Theresa Hak Kyung Cha

Theresa Hak Kyung Cha was born on March 4, 1951, in Busan, South Korea. A poet, performance, and multimedia artist, Cha was one of five children. Her family fled four invasions—first to Manchuria, then Seoul, and then to Busan, where Cha was born. They moved to San Francisco in 1963, when Cha was twelve. At age fourteen, she won a school poetry contest. Cha received her BA and MA in comparative literature and an MFA from the University of California, Berkeley, where she studied French, film theory, performance, and multimedia art.

Cha worked in many mediums—film, sculpture, photography, performance, and poetry among them. She was fluent in French, Korean, and English, and was heavily influenced by Marguerite Duras, Stéphane Mallarmé, Jean-Luc Godard, Samuel Beckett, and Carl Dreyer. She was the author of numerous art books and performances, as well as the poetry collection Dictee (Tanem Press, 1982) and the 1976 films Vidéoème and Permutations. She also edited the essay collection Apparatus: Cinematographic Apparatus: Selected Writings (Tanam Press, 1980).

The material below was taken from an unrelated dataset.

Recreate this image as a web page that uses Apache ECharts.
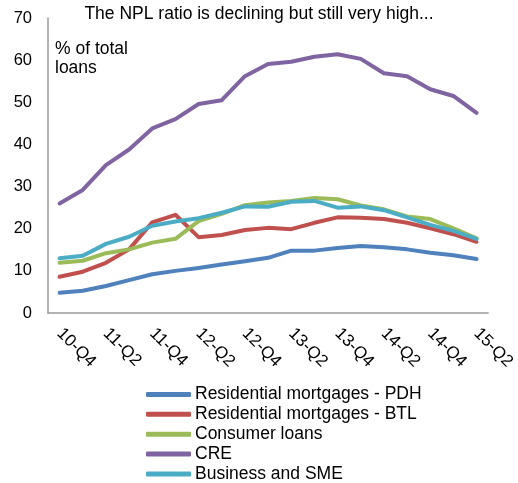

Of her work, poet Timothy Yu says, “Dictee’s mix of narrative, poetry, and images destabilizes historical and biographical narratives in favor of a concentration on the workings of language.”

Cha moved to New York City in 1980, where she worked as an artist, editor, and writer. She was assaulted and murdered on November 5, 1982, one week after the publication of Dictee. Her work has been shown and studied as a cornerstone of contemporary literature and performance.